▶ SET TASK
Write out the entries again exactly as they are given.

▶ TASK INPUTS
◆ ◆ ◆ ◆ ◆

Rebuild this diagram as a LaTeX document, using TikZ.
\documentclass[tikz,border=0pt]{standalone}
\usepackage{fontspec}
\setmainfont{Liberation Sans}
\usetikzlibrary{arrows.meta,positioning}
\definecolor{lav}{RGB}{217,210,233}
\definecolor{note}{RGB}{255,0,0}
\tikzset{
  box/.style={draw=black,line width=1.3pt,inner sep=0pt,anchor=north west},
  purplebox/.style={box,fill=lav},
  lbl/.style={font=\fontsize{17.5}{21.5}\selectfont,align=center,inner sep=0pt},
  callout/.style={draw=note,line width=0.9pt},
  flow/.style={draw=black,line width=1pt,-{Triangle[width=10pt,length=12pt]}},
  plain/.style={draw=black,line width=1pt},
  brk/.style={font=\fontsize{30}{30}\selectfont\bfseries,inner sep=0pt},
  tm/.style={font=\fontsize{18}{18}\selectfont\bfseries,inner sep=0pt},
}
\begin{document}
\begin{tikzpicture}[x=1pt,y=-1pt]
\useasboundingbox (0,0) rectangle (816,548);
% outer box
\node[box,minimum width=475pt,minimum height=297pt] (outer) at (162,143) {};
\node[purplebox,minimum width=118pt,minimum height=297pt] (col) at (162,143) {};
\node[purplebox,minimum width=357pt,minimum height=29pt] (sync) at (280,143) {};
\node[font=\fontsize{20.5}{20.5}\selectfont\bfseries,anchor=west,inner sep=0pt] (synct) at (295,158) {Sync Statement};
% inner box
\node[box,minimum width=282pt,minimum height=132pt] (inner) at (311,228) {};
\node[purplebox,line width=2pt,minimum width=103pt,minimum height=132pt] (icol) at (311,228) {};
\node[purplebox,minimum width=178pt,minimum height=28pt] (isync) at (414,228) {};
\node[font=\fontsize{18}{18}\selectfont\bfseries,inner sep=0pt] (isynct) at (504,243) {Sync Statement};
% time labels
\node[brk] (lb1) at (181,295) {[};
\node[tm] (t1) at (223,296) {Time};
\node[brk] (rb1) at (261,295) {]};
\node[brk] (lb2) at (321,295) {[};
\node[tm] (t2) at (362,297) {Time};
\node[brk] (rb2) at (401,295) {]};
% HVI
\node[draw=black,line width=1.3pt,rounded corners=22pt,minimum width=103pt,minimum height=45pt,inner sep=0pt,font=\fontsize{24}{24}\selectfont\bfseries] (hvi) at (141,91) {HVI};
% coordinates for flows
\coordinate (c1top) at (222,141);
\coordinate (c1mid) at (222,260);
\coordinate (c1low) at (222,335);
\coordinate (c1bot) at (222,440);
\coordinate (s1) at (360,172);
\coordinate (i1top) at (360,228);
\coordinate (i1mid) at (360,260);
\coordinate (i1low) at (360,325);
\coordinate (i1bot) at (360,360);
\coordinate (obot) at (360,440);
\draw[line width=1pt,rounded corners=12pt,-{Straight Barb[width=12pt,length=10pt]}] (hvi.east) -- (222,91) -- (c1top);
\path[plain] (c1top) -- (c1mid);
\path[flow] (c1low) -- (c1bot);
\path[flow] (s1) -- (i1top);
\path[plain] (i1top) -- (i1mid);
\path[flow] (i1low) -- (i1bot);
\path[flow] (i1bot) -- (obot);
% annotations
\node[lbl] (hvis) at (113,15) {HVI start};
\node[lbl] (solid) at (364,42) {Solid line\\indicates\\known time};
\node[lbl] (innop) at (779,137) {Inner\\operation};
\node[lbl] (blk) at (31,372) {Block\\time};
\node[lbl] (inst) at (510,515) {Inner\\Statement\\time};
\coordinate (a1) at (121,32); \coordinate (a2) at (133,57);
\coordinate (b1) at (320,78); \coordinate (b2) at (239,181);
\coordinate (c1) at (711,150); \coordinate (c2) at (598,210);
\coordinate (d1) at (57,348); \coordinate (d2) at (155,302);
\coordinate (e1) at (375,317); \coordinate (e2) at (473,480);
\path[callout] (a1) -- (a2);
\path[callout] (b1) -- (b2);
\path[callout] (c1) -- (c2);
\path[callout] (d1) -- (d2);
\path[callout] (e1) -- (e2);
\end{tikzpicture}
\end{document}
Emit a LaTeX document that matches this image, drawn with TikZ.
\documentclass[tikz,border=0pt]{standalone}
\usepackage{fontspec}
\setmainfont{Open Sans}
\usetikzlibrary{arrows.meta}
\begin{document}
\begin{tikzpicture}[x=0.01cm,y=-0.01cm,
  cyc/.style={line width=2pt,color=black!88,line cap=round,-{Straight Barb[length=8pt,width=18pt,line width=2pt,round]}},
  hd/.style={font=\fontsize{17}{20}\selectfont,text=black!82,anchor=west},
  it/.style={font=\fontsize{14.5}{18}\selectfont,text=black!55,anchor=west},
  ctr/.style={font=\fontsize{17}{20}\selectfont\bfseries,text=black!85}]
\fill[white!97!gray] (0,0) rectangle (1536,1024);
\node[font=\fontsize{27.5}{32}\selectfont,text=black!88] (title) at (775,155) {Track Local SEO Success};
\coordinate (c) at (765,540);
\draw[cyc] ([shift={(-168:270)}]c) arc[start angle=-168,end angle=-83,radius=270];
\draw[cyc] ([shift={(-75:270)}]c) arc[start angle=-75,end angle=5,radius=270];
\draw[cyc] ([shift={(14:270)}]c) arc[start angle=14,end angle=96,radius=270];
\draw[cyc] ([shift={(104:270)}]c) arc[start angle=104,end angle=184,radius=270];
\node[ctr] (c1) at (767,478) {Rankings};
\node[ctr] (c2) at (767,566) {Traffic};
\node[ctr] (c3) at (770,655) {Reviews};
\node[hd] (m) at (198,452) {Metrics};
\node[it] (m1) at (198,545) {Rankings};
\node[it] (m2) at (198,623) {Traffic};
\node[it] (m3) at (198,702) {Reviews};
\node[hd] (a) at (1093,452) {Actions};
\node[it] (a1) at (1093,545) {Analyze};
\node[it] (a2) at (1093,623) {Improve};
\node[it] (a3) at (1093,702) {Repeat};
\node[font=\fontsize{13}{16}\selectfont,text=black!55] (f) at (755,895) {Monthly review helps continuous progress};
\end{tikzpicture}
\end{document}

◆ ◆ ◆ ◆ ◆

▶ WRITTEN RESPONSE
Rebuild this diagram as a LaTeX document, using TikZ.
\documentclass[tikz,border=0pt]{standalone}
\usepackage{fontspec}
\setmainfont{Liberation Sans}
\usetikzlibrary{arrows.meta,positioning}
\definecolor{lav}{RGB}{217,210,233}
\definecolor{note}{RGB}{255,0,0}
\tikzset{
  box/.style={draw=black,line width=1.3pt,inner sep=0pt,anchor=north west},
  purplebox/.style={box,fill=lav},
  lbl/.style={font=\fontsize{17.5}{21.5}\selectfont,align=center,inner sep=0pt},
  callout/.style={draw=note,line width=0.9pt},
  flow/.style={draw=black,line width=1pt,-{Triangle[width=10pt,length=12pt]}},
  plain/.style={draw=black,line width=1pt},
  brk/.style={font=\fontsize{30}{30}\selectfont\bfseries,inner sep=0pt},
  tm/.style={font=\fontsize{18}{18}\selectfont\bfseries,inner sep=0pt},
}
\begin{document}
\begin{tikzpicture}[x=1pt,y=-1pt]
\useasboundingbox (0,0) rectangle (816,548);
% outer box
\node[box,minimum width=475pt,minimum height=297pt] (outer) at (162,143) {};
\node[purplebox,minimum width=118pt,minimum height=297pt] (col) at (162,143) {};
\node[purplebox,minimum width=357pt,minimum height=29pt] (sync) at (280,143) {};
\node[font=\fontsize{20.5}{20.5}\selectfont\bfseries,anchor=west,inner sep=0pt] (synct) at (295,158) {Sync Statement};
% inner box
\node[box,minimum width=282pt,minimum height=132pt] (inner) at (311,228) {};
\node[purplebox,line width=2pt,minimum width=103pt,minimum height=132pt] (icol) at (311,228) {};
\node[purplebox,minimum width=178pt,minimum height=28pt] (isync) at (414,228) {};
\node[font=\fontsize{18}{18}\selectfont\bfseries,inner sep=0pt] (isynct) at (504,243) {Sync Statement};
% time labels
\node[brk] (lb1) at (181,295) {[};
\node[tm] (t1) at (223,296) {Time};
\node[brk] (rb1) at (261,295) {]};
\node[brk] (lb2) at (321,295) {[};
\node[tm] (t2) at (362,297) {Time};
\node[brk] (rb2) at (401,295) {]};
% HVI
\node[draw=black,line width=1.3pt,rounded corners=22pt,minimum width=103pt,minimum height=45pt,inner sep=0pt,font=\fontsize{24}{24}\selectfont\bfseries] (hvi) at (141,91) {HVI};
% coordinates for flows
\coordinate (c1top) at (222,141);
\coordinate (c1mid) at (222,260);
\coordinate (c1low) at (222,335);
\coordinate (c1bot) at (222,440);
\coordinate (s1) at (360,172);
\coordinate (i1top) at (360,228);
\coordinate (i1mid) at (360,260);
\coordinate (i1low) at (360,325);
\coordinate (i1bot) at (360,360);
\coordinate (obot) at (360,440);
\draw[line width=1pt,rounded corners=12pt,-{Straight Barb[width=12pt,length=10pt]}] (hvi.east) -- (222,91) -- (c1top);
\path[plain] (c1top) -- (c1mid);
\path[flow] (c1low) -- (c1bot);
\path[flow] (s1) -- (i1top);
\path[plain] (i1top) -- (i1mid);
\path[flow] (i1low) -- (i1bot);
\path[flow] (i1bot) -- (obot);
% annotations
\node[lbl] (hvis) at (113,15) {HVI start};
\node[lbl] (solid) at (364,42) {Solid line\\indicates\\known time};
\node[lbl] (innop) at (779,137) {Inner\\operation};
\node[lbl] (blk) at (31,372) {Block\\time};
\node[lbl] (inst) at (510,515) {Inner\\Statement\\time};
\coordinate (a1) at (121,32); \coordinate (a2) at (133,57);
\coordinate (b1) at (320,78); \coordinate (b2) at (239,181);
\coordinate (c1) at (711,150); \coordinate (c2) at (598,210);
\coordinate (d1) at (57,348); \coordinate (d2) at (155,302);
\coordinate (e1) at (375,317); \coordinate (e2) at (473,480);
\path[callout] (a1) -- (a2);
\path[callout] (b1) -- (b2);
\path[callout] (c1) -- (c2);
\path[callout] (d1) -- (d2);
\path[callout] (e1) -- (e2);
\end{tikzpicture}
\end{document}
Emit a LaTeX document that matches this image, drawn with TikZ.
\documentclass[tikz,border=0pt]{standalone}
\usepackage{fontspec}
\setmainfont{Open Sans}
\usetikzlibrary{arrows.meta}
\begin{document}
\begin{tikzpicture}[x=0.01cm,y=-0.01cm,
  cyc/.style={line width=2pt,color=black!88,line cap=round,-{Straight Barb[length=8pt,width=18pt,line width=2pt,round]}},
  hd/.style={font=\fontsize{17}{20}\selectfont,text=black!82,anchor=west},
  it/.style={font=\fontsize{14.5}{18}\selectfont,text=black!55,anchor=west},
  ctr/.style={font=\fontsize{17}{20}\selectfont\bfseries,text=black!85}]
\fill[white!97!gray] (0,0) rectangle (1536,1024);
\node[font=\fontsize{27.5}{32}\selectfont,text=black!88] (title) at (775,155) {Track Local SEO Success};
\coordinate (c) at (765,540);
\draw[cyc] ([shift={(-168:270)}]c) arc[start angle=-168,end angle=-83,radius=270];
\draw[cyc] ([shift={(-75:270)}]c) arc[start angle=-75,end angle=5,radius=270];
\draw[cyc] ([shift={(14:270)}]c) arc[start angle=14,end angle=96,radius=270];
\draw[cyc] ([shift={(104:270)}]c) arc[start angle=104,end angle=184,radius=270];
\node[ctr] (c1) at (767,478) {Rankings};
\node[ctr] (c2) at (767,566) {Traffic};
\node[ctr] (c3) at (770,655) {Reviews};
\node[hd] (m) at (198,452) {Metrics};
\node[it] (m1) at (198,545) {Rankings};
\node[it] (m2) at (198,623) {Traffic};
\node[it] (m3) at (198,702) {Reviews};
\node[hd] (a) at (1093,452) {Actions};
\node[it] (a1) at (1093,545) {Analyze};
\node[it] (a2) at (1093,623) {Improve};
\node[it] (a3) at (1093,702) {Repeat};
\node[font=\fontsize{13}{16}\selectfont,text=black!55] (f) at (755,895) {Monthly review helps continuous progress};
\end{tikzpicture}
\end{document}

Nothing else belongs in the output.